Силы наши были явно неравными. Зато решимости мне было не занимать. Что действительно было ужасно — люди напялили на себя форму солдат Армии Обороны Израиля, а ведут себя как погромщики и негодяи. Они что — получили такой приказ? Ведь на моих глазах губернатор их успокаивал. Значит, по собственной инициативе они так меня ненавидят?!
Губернатору на все его просьбы я ответил:
— Вам ничего не поможет, мы привязаны цепью — все равно не оторвете! А будете драться — отвечу силой на силу, это мое право.
Тогда они от нас отступили и принялись совещаться. Кто-то указал на нас пальцем: дескать, у него ключи в кармане. У меня действительно нагрудный карман оттопыривался. Они подбежали, достали ключи — я нисколько этому не сопротивлялся. Ключи там лежали фальшивые. Я это сделал умышленно, это была продуманная уловка.
Солдаты принялись ковыряться в замках. У них, понятно, ничего не получалось. Тогда ключи дали мне, чтобы я сам открыл. Я бросил их в соседнюю комнату, куда был разрешен доступ только арабам.
На некоторое время нас оставили в покое. Прошел уже час, и принесли целую связку других ключей… «Вот и хорошо, вот и хватит! — говорил я себе. — Для первого раза — достаточно. Я показал им, что не боюсь. Что останусь в Меарат га-Махпела вопреки их запрету.
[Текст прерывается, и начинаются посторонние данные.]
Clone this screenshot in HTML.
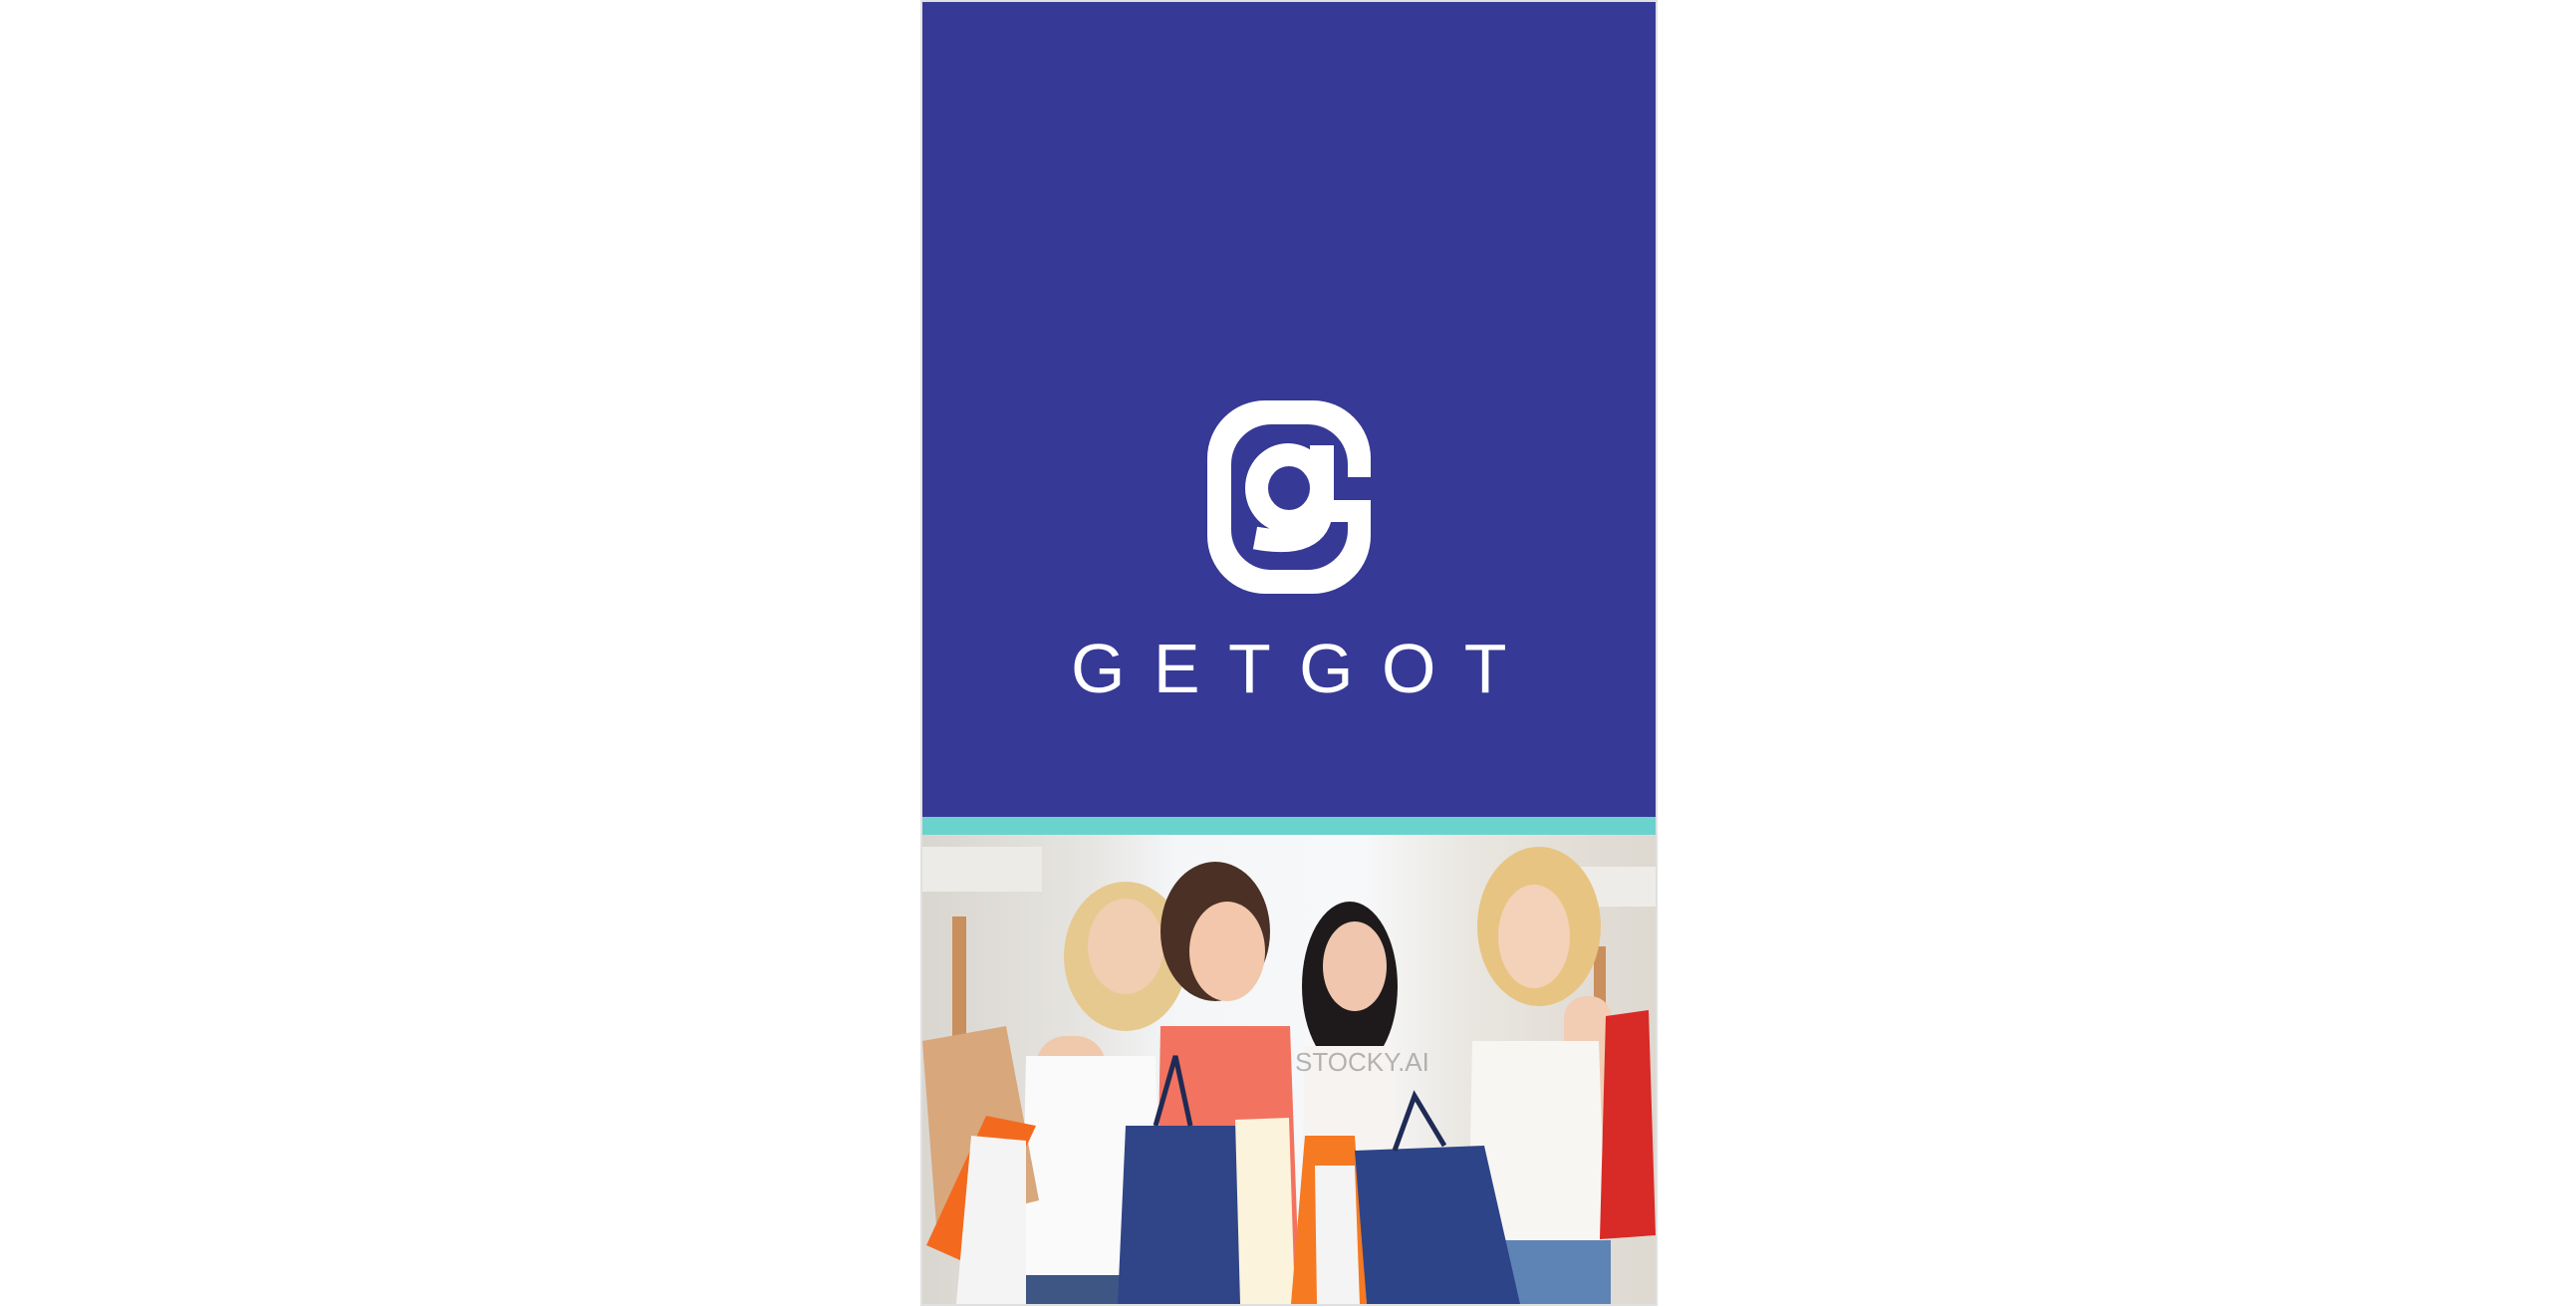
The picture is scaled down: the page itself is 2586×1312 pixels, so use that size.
<!DOCTYPE html>
<html><head><meta charset="utf-8"><style>
html,body{margin:0;padding:0;background:#fff;width:2586px;height:1312px;overflow:hidden}
svg{display:block}
</style></head><body>
<svg width="2586" height="1312" viewBox="0 0 2586 1312">
<defs>
<linearGradient id="bg" x1="0" x2="1" y1="0" y2="0">
<stop offset="0" stop-color="#d9d6d0"/><stop offset="0.22" stop-color="#e6e4e0"/><stop offset="0.35" stop-color="#f4f6f8"/><stop offset="0.6" stop-color="#f7f8fa"/><stop offset="0.75" stop-color="#e9e6e0"/><stop offset="1" stop-color="#ddd8d0"/>
</linearGradient>
<clipPath id="pc"><rect x="926" y="838" width="736" height="471"/></clipPath>
</defs>
<rect x="925" y="1" width="738" height="1309" fill="none" stroke="#e0e0e0" stroke-width="2"/>
<rect x="926" y="2" width="736" height="818" fill="#363996"/>
<rect x="926" y="820" width="736" height="18" fill="#6bd3cd"/>
<g transform="translate(1190,390)">
<rect x="22" y="12" width="164" height="194" rx="58" fill="#fff"/>
<rect x="46" y="36" width="117" height="146" rx="40" fill="#363996"/>
<rect x="160" y="89" width="30" height="23" fill="#363996"/>
<rect x="146" y="112" width="22" height="22" fill="#fff"/>
<ellipse cx="103" cy="100" rx="43" ry="45" fill="#fff"/>
<ellipse cx="104" cy="100" rx="21" ry="22" fill="#363996"/>
<rect x="125" y="57" width="24" height="77" fill="#fff"/>
<path d="M137 120 Q135 162 70 150" fill="none" stroke="#fff" stroke-width="23"/>
</g>
<text x="1075" y="695" font-family="Liberation Sans, sans-serif" font-size="70" fill="#fff" letter-spacing="28.4">GETGOT</text>
<g clip-path="url(#pc)">
<rect x="926" y="838" width="736" height="471" fill="url(#bg)"/>
<rect x="926" y="850" width="120" height="45" fill="#ecebe8"/>
<rect x="956" y="920" width="14" height="120" fill="#c98f5c"/>
<rect x="1560" y="870" width="102" height="40" fill="#eeece8"/>
<rect x="1600" y="950" width="12" height="100" fill="#c98f5c"/>
<ellipse cx="1130" cy="960" rx="62" ry="75" fill="#e6c98e"/>
<ellipse cx="1130" cy="950" rx="38" ry="48" fill="#f1cdb1"/>
<rect x="1040" y="1040" width="70" height="110" rx="30" fill="#f0c8ab"/>
<path d="M1030 1060 L1160 1060 L1165 1300 L1025 1300 Z" fill="#fafafa"/>
<rect x="1030" y="1280" width="120" height="30" fill="#3d5683"/>
<ellipse cx="1220" cy="935" rx="55" ry="70" fill="#4a3025"/>
<ellipse cx="1232" cy="955" rx="38" ry="50" fill="#f2c7ab"/>
<path d="M1165 1030 L1295 1030 L1305 1309 L1160 1309 Z" fill="#f2735f"/>
<ellipse cx="1355" cy="990" rx="48" ry="85" fill="#1e1a1b"/>
<ellipse cx="1360" cy="970" rx="32" ry="45" fill="#f0c6ae"/>
<path d="M1310 1050 L1400 1050 L1405 1309 L1305 1309 Z" fill="#f7f3f0"/>
<ellipse cx="1545" cy="930" rx="62" ry="80" fill="#e8c482"/>
<ellipse cx="1540" cy="940" rx="36" ry="52" fill="#f3d2b9"/>
<rect x="1570" y="1000" width="48" height="140" rx="22" fill="#f2cdb4"/>
<path d="M1478 1045 L1605 1045 L1612 1255 L1474 1255 Z" fill="#f8f6f2"/>
<rect x="1505" y="1245" width="112" height="64" fill="#5e83b5"/>
<path d="M926 1045 L1010 1030 L1043 1205 L940 1230 Z" fill="#d8a77b"/>
<path d="M930 1250 L990 1120 L1040 1130 L975 1270 Z" fill="#f36a1f"/>
<path d="M975 1140 L1030 1145 L1030 1309 L960 1309 Z" fill="#f4f4f4"/>
<path d="M1130 1130 L1250 1130 L1255 1309 L1122 1309 Z" fill="#2f4587"/>
<path d="M1160 1130 L1180 1060 L1195 1130" fill="none" stroke="#1f2b55" stroke-width="5"/>
<path d="M1240 1124 L1294 1122 L1300 1309 L1245 1309 Z" fill="#fbf3dc"/>
<path d="M1310 1140 L1360 1140 L1372 1309 L1296 1309 Z" fill="#f57a22"/>
<path d="M1320 1170 L1360 1170 L1365 1309 L1322 1309 Z" fill="#f4f4f4"/>
<path d="M1360 1155 L1490 1150 L1526 1309 L1372 1309 Z" fill="#2e4488"/>
<path d="M1400 1155 L1420 1100 L1450 1150" fill="none" stroke="#1f2b55" stroke-width="5"/>
<path d="M1612 1020 L1655 1014 L1662 1240 L1606 1244 Z" fill="#d82a26"/>
<text x="1300" y="1075" font-family="Liberation Sans, sans-serif" font-size="26" fill="#888" opacity="0.6">STOCKY.AI</text>
</g>
</svg>
</body></html>
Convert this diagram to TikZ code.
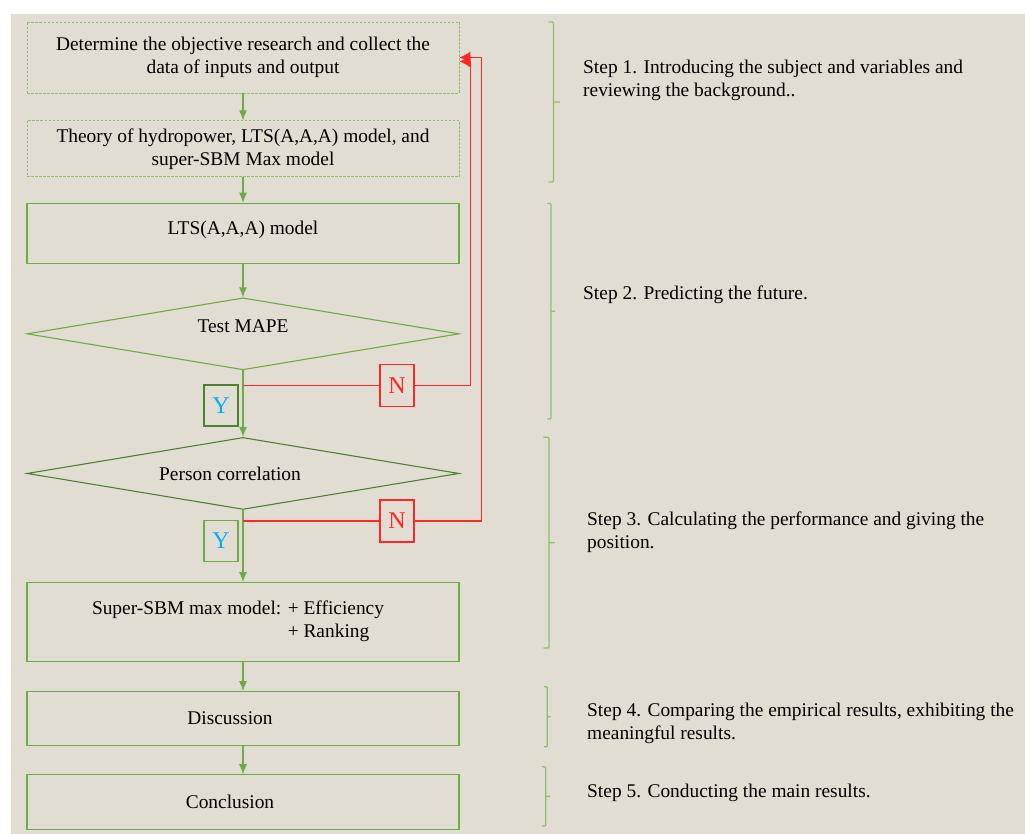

И пусть запомнят: отныне мы так и будем поступать! Мы придем еще раз! Приведем других людей, и будем оставаться, не признавая хамского требования изгонять нас из мест, где находятся еврейские святыни!»
Наконец подобрали ключи к обоим замкам, и меня с сыном вывели из Меарат га-Махпела. Внизу, у полицейской машины, стояли рав Яир и рав Менахем Либман. Нас, всех четверых, повезли в полицию.
7. Полиция и армия
Нас привезли в полицейский участок.
— Надо полагать, что рав Левингер будет доволен нашей акцией в Меарат га-Махпела? — обратился я к раву Яиру. — В Кирьят-Арба, наверное, переполох, ребята едут нас выручать?
Но рав Яир выразил сомнение по поводу того, что наши действия получат одобрение и поддержку рава Левингера .
Так и оказалось. Когда в полицию позвонил рав Левингер, в его голосе чувствовалось беспокойство за нас, но одновременно и недовольство нашим поступком. Хотя явного осуждения он не высказал.
Итак, мы находились в полиции, и каждый из нас вел себя соответственно своему характеру.
Сын мой Элиягу по молодости лет разыгрывал настоящий спектакль. Имени своего он следователю не назвал, допрос его шел туго. Полицейский нервничал, обращался ко мне, чтобы я «воздействовал на сына», и что-то записывал в протокол. Говоря по правде, относились к нам хорошо: часто устраивали перерывы, угощали арбузом, кофе, сластями. Затем снова приступали к допросу.